:: Job ::
Check each line of the listing, and copy it if it contains the word "Python".

:: Data for processing ::
++++++++++++++++++++

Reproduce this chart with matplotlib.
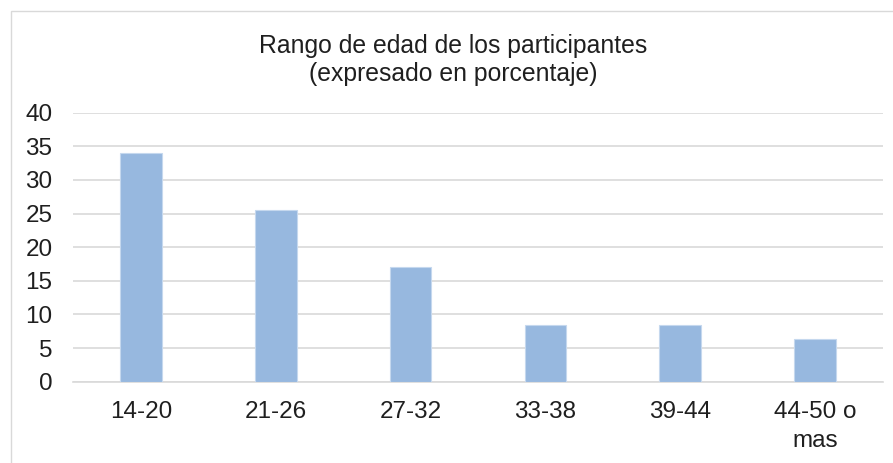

++++++++++++++++++++

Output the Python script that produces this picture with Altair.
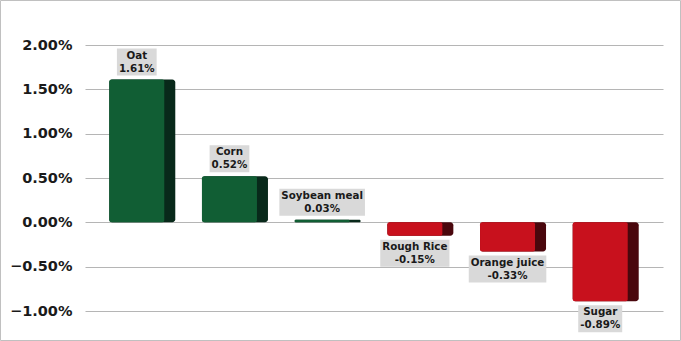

++++++++++++++++++++

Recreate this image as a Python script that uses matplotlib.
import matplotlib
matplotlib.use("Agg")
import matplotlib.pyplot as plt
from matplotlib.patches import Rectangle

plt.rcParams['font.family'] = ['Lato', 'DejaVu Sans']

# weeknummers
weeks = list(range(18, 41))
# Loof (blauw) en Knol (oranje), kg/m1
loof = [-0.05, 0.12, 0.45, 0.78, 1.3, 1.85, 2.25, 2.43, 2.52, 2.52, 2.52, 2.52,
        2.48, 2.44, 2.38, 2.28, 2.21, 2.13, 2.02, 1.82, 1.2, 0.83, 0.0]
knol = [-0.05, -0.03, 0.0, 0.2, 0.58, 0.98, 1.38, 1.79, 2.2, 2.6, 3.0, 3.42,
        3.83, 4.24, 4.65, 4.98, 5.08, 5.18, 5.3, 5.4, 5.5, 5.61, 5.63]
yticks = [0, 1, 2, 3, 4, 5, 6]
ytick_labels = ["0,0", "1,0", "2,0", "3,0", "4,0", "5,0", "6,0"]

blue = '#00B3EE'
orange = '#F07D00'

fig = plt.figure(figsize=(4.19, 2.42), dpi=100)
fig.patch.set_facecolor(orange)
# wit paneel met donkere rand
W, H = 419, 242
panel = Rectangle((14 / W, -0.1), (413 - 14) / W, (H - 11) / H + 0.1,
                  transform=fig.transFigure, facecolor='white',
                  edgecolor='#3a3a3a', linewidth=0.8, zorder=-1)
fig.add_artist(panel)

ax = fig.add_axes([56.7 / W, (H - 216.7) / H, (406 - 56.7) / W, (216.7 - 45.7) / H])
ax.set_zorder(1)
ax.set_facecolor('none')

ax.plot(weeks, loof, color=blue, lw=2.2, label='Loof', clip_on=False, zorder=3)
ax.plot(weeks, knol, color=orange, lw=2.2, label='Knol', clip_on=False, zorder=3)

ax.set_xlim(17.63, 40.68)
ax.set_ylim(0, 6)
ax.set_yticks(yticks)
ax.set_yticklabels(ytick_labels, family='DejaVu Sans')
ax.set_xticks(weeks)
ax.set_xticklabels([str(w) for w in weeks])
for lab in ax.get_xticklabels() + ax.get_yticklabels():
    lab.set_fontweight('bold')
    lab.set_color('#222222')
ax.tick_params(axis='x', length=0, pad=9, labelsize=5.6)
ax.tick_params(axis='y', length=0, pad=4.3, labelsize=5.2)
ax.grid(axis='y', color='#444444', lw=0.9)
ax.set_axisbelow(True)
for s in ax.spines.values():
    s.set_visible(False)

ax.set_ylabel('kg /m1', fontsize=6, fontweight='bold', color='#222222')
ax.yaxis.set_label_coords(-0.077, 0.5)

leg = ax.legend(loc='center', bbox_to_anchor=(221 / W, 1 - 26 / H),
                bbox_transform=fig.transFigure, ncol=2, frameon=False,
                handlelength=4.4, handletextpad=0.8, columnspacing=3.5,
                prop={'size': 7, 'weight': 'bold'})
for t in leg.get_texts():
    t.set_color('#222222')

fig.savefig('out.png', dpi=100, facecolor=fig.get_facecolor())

++++++++++++++++++++

:: Answer to this task ::
Output the Python script that produces this picture with Altair.
Recreate this image as a Python script that uses matplotlib.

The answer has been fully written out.